O demônioThotsakan tornou-se cada vez mais ganancioso e indulgente com o sangue, até mesmo usando a meditação para preparar magia e atrair mais e mais vítimas. Aqueles que conseguiram escapar imploraram ao Senhor Shiva para intervir, mas sempre concedia uma bênção se solicitado, não tinha o poder para desfazer qualquer bênção ou feitiço posterior. Lord Shiva então ordenou que Lord Rama (avatar de Vishnu) se livrasse do demônio.

Phra Ram então disfarçado no corpo de um menino encontra Thotsakan e solicita a ele um pequeno espaço de seu território para realizar um ritual em homenagem a Bhrama (entidade suprema do hinduísmo). Nesse momento Phra Ram se transforma novamente e com três passos ocupa todo o território dado a Thotsakan e o esmagando. Essa é a versão hindu, porém há uma versão tailandesa, muito próxima a citada nesse livro, a intenção é transmitir a ideia por trás do movimento, ao invés de descrever as várias versões da mitologia.

Portanto Yang Sam Khum é a abordagem muito utilizada no Muay Chaiya para avançar e recuar. Permite que os lutadores ataquem e defendam em todos os momentos. Os passos dianteiros e traseiros são dados em zigue-zague, com os pés posicionados para uma caminhada de três pontos ou triângulo.

 

Sao Noi Pa Pang

Temos ainda no muay feminino a postura Sao Nao Pa Pang (a jovem que aplica talco no rosto). Toda a série de movimentos é uma homenagem a um personagem famoso da lenda tailandesa. A dança começa imitando uma caminhada à beira de um rio, seguida de banho e, por fim, aplicação de pó no rosto.
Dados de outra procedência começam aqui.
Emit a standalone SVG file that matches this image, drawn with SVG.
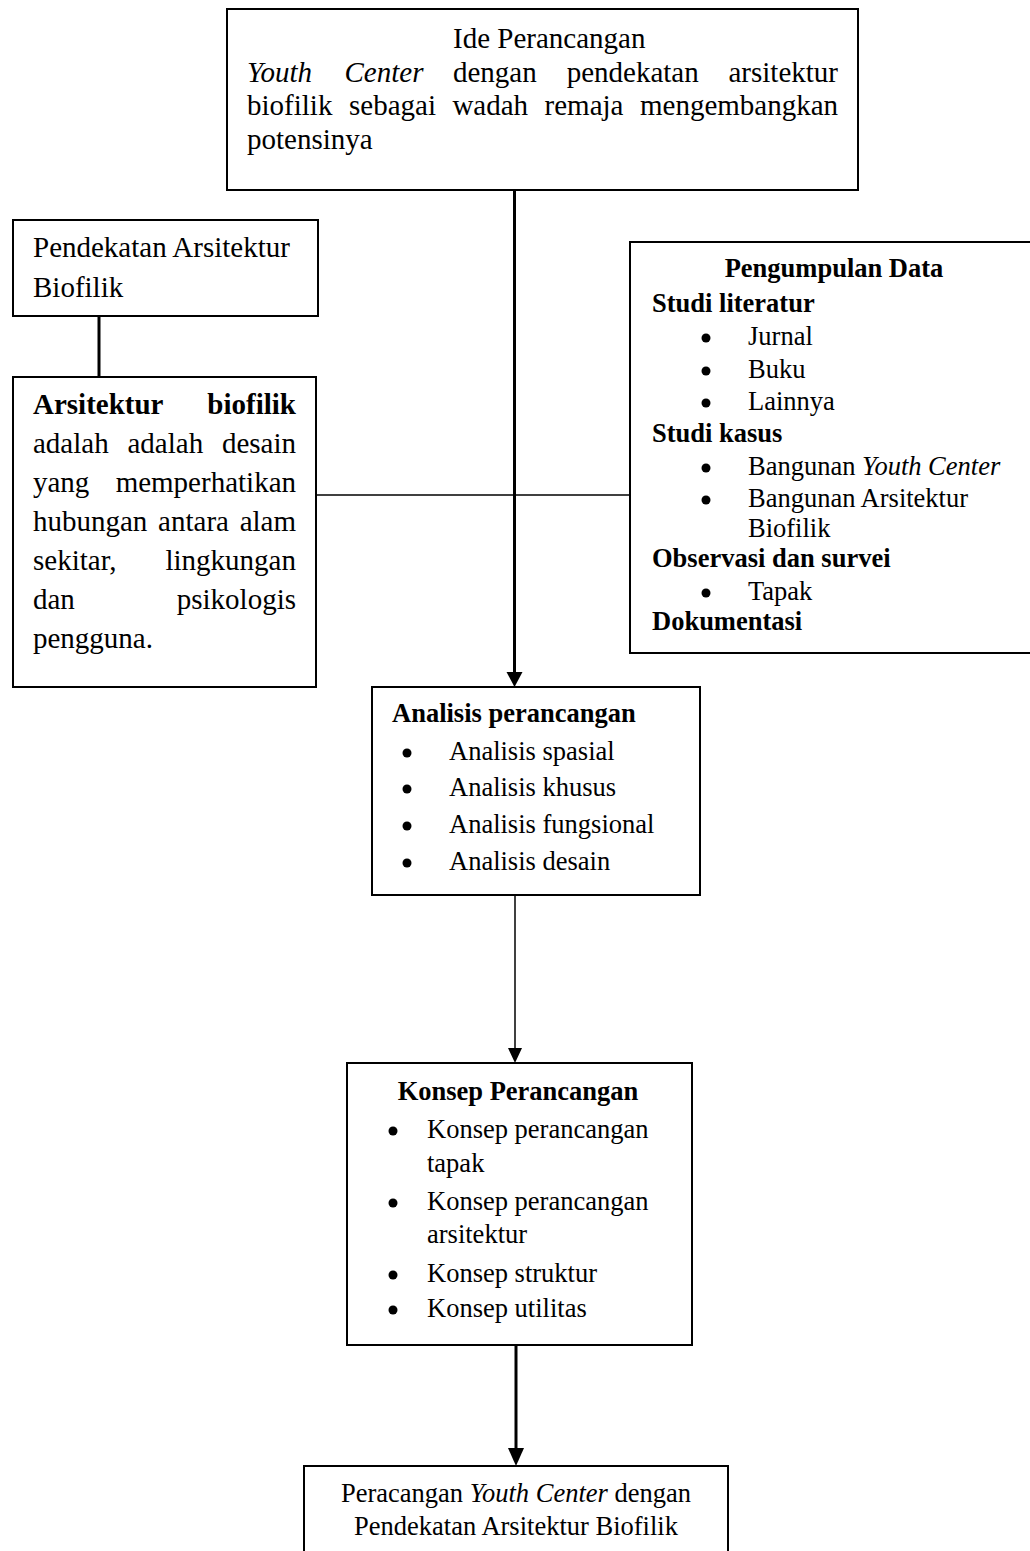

Um lutador pode ajoelhar-se ou ficar equilibrado sobre uma perna, movendo as mãos como se estivesse aplicando pó de talco ou maquiagem no rosto.

Hong Hern

O vôo do cisne. Nesta dança, o lutador se moverá para cada lado do ringue e conduzirá uma série de movimentos que lembram um pássaro batendo suas asas bem devagar enquanto se apoia em uma perna. Esta é uma versão mais moderna do Ram Muay e pode ser vista em muitas academias com pequenas variações.

Pra Ram Tam Gwang

Rama segue o cervo. Essa série de movimentos inclui muito ajoelhar-se e levar a mão à testa como se estivesse protegendo os olhos da luz do sol para ver melhor sua presa. Alguns lutadores até esfregam as mãos em “antecipação”, por terem visto sua presa. Esse movimento inclui imitar o ato de desenhar flechas, amarrá-las em um arco e atirá-las no oponente. Frequentemente, o oponente é “errado” três vezes, cada vez que o lutador se ajusta e se aproxima de seu alvo. Você pode até fazer o adversário jogar junto, desviando ou quebrando as flechas imaginárias. A última flecha é reconhecida como acertada pelo executante, antes de retornar ao seu canto.
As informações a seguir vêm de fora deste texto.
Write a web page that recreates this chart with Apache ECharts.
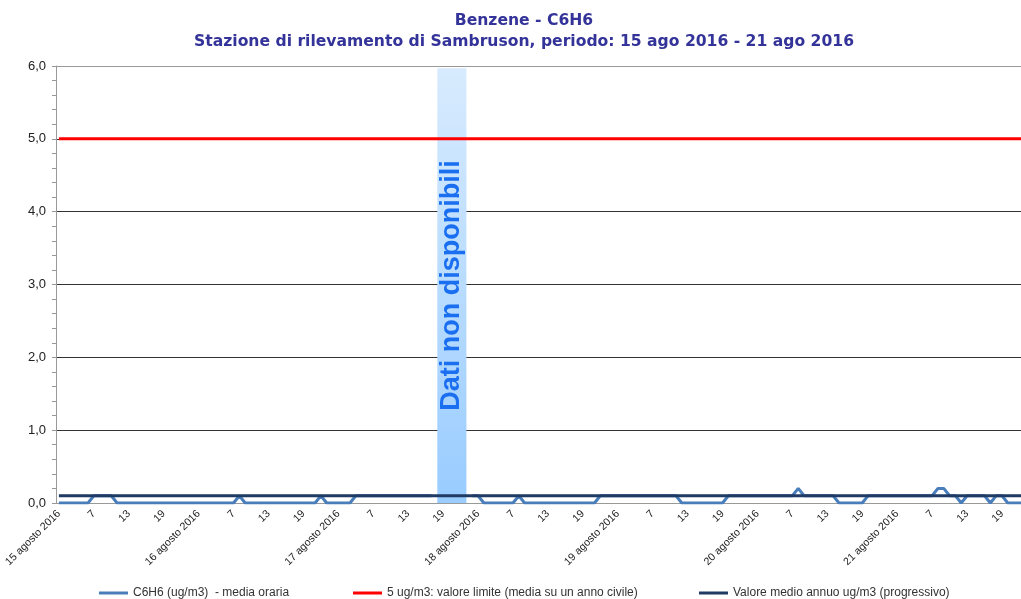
<!DOCTYPE html>
<html>
<head>
<meta charset="utf-8">
<script src="https://cdn.jsdelivr.net/npm/echarts@6/dist/echarts.min.js"></script>
<style>html,body{margin:0;padding:0;background:#fff;overflow:hidden}#c{width:1034px;height:599px}</style>
</head>
<body>
<div id="c"></div>
<script>
// Days and hour labels
const days = ['15 agosto 2016','16 agosto 2016','17 agosto 2016','18 agosto 2016','19 agosto 2016','20 agosto 2016','21 agosto 2016'];
const hoursPerDay = 24;
// Hourly C6H6 values (ug/m3), one list per day, 24 values each
const c6h6Day15 = [0,0,0,0,0,0,0.1,0.1,0.1,0.1,0,0,0,0,0,0,0,0,0,0,0,0,0,0];
const c6h6Day16 = [0,0,0,0,0,0,0,0.1,0,0,0,0,0,0,0,0,0,0,0,0,0,0.1,0,0];
const c6h6Day17 = [0,0,0,0.1,0.1,0.1,0.1,0.1,0.1,0.1,0.1,0.1,0.1,0.1,0.1,0.1,0.1,null,null,null,null,null,null,0.1];
const c6h6Day18 = [0.1,0,0,0,0,0,0,0.1,0,0,0,0,0,0,0,0,0,0,0,0,0,0.1,0.1,0.1];
const c6h6Day19 = [0.1,0.1,0.1,0.1,0.1,0.1,0.1,0.1,0.1,0.1,0.1,0,0,0,0,0,0,0,0,0.1,0.1,0.1,0.1,0.1];
const c6h6Day20 = [0.1,0.1,0.1,0.1,0.1,0.1,0.1,0.2,0.1,0.1,0.1,0.1,0.1,0.1,0,0,0,0,0,0.1,0.1,0.1,0.1,0.1];
const c6h6Day21 = [0.1,0.1,0.1,0.1,0.1,0.1,0.1,0.2,0.2,0.1,0.1,0,0.1,0.1,0.1,0.1,0,0.1,0.1,0,0,0,0,0];
const limitValue = 5;
const annualMean = 0.1;
const gapStart = 65, gapEnd = 70;

const categories = [];
days.forEach(d => { for (let h = 1; h <= hoursPerDay; h++) categories.push(h === 1 ? d : String(h)); });
const c6h6 = [].concat(c6h6Day15,c6h6Day16,c6h6Day17,c6h6Day18,c6h6Day19,c6h6Day20,c6h6Day21);
const limitSeries = categories.map(() => limitValue);
const meanSeries = categories.map(() => annualMean);

const names = ['C6H6 (ug/m3)  - media oraria','5 ug/m3: valore limite (media su un anno civile)','Valore medio annuo ug/m3 (progressivo)'];
const colors = ['#4a7ebb','#ff0000','#1f3a63'];
const font = 'Liberation Sans, Arial, sans-serif';

const chart = echarts.init(document.getElementById('c'));
const legendBase = {top: 587, padding: 0, icon: 'rect', itemWidth: 29, itemHeight: 3, itemGap: 0,
  textStyle: {fontFamily: font, fontSize: 12, color: '#333'}, selectedMode: false};
chart.setOption({
  animation: false,
  title: {
    text: 'Benzene - C6H6\nStazione di rilevamento di Sambruson, periodo: 15 ago 2016 - 21 ago 2016',
    left: 519, top: 5, textAlign: 'center',
    textStyle: {fontFamily: 'DejaVu Sans, Verdana, sans-serif', fontWeight: 'bold', fontSize: 15.6, color: '#333399', lineHeight: 21}
  },
  legend: [
    Object.assign({}, legendBase, {left: 99, data: [names[0]]}),
    Object.assign({}, legendBase, {left: 353, data: [names[1]]}),
    Object.assign({}, legendBase, {left: 699, data: [names[2]]})
  ],
  grid: {left: 56, right: 0, top: 66, bottom: 96, containLabel: false},
  xAxis: {
    type: 'category', data: categories, boundaryGap: true,
    axisLine: {lineStyle: {color: '#999', width: 1}},
    axisTick: {interval: 5, length: 5, lineStyle: {color: '#999'}},
    axisLabel: {interval: 5, rotate: 45, fontFamily: font, fontSize: 10.6, color: '#222', margin: 9},
    splitLine: {show: false}
  },
  yAxis: {
    type: 'value', min: 0, max: 6, interval: 1,
    axisLine: {show: true, lineStyle: {color: '#999'}},
    axisTick: {show: true, length: 4, lineStyle: {color: '#999'}},
    minorTick: {show: true, splitNumber: 5, length: 4, lineStyle: {color: '#999'}},
    axisLabel: {formatter: v => v.toFixed(1).replace('.', ','), fontFamily: font, fontSize: 13, color: '#222', margin: 10},
    splitLine: {show: true, lineStyle: {color: ['#999','#333','#333','#333','#333','#333','#999'], width: 1}}
  },
  series: [
    {name: names[0], type: 'line', data: c6h6, symbol: 'none', lineStyle: {color: colors[0], width: 3}, itemStyle: {color: colors[0]}, z: 2},
    {name: names[1], type: 'line', data: limitSeries, symbol: 'none', lineStyle: {color: colors[1], width: 3}, itemStyle: {color: colors[1]}, z: 3},
    {name: names[2], type: 'line', data: meanSeries, symbol: 'none', lineStyle: {color: colors[2], width: 3}, itemStyle: {color: colors[2]}, z: 4},
    {name: 'gap', type: 'line', data: [], z: 10,
      markArea: {silent: true,
        itemStyle: {color: {type: 'linear', x: 0, y: 0, x2: 0, y2: 1, colorStops: [{offset: 0, color: '#d8ebfe'}, {offset: 1, color: '#99ccff'}]}},
        label: {show: true, position: 'inside', rotate: 90, formatter: 'Dati non disponibili',
          fontFamily: font, fontWeight: 'bold', fontSize: 27, color: '#1a6ef0'},
        data: [[{xAxis: gapStart, yAxis: 5.97}, {xAxis: gapEnd, yAxis: 0}]]
      }
    }
  ]
});
</script>
</body>
</html>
SENTIDO HORÁRIO – SENTIDO ANTI HORÁRIO

Existe uma discussão a respeito do sentido que o lutador irá caminhar dentro do ringue, horário ou anti-horário? Bom, devemos conhecer o conceito chamado Pradaksina. Conceito anterior ao budismo, já era citado nos Vedas, antigos textos da cultura Indiana. A prática consiste em andar em volta do mestre ou de um abjeto sagrado no sentido horário.

Ananda discípulo de Buda, circulava seu mestre 3 vezes, se ajoelha, descobre o seu ombro direito e o saúda com uma reverência. Mas por que sentido horário? Porque na Índia desde tempos imemoriais até hoje, a mão direita representa o puro, é a mão com que se come, oferece incenso, já a mão esquerda era considerada impura, pois sua função é/era se limpar.

Algumas outras correntes de pensamento filosófico-místico correlacionam a mão direita com o caminho da alma (espiritual) e a mão esquerda com o caminho mundano (terreno).

Porém há treinadores tailandeses que optam pelo sentido anti-horário, mas porque? A suástica budista, chamado no Japão de Manji (万字) é considerado um dos símbolos religiosos mais antigos que existem, está presente em culturas como Hindu, Celta, Grega, Judaica, Nórdica, Budismo, Jainismo, Sikhismo e Taoísmo. O nome “suástica” é derivado da palavra sânscrito (língua ancestral da Índia) “Savstika“, que basicamente significa “bem-estar”.

Templo Budista Japonês

Os 4 braços ligados a estes eixos para representar o movimento, a Força girando criado pela interação dos elementos, Eles também apontam 4 direções, que representam as quatro vedas, as quatro escrituras sagradas mais antigas da história na qual ensinam a filosofia da vida ensinada por Deus.

O símbolo Manji (suástica), quando virado para a esquerda Omote (frente), representa amor e misericórdia. quando virado para a direita Ura (parte traseira) representa força e inteligência. Talvez a intenção de andar no sentido anti-horário faça justamente referência a esse conceito.

Suástica Budista

A suástica do partido alemão adotado em 1920 se tornando o símbolo do nazismo, nada tem a ver com as crenças descritas aqui, o símbolo nazista possui uma inclinação de 45º e um circulo em volta do símbolo.  Seus motivos e criação tiveram um outro propósito.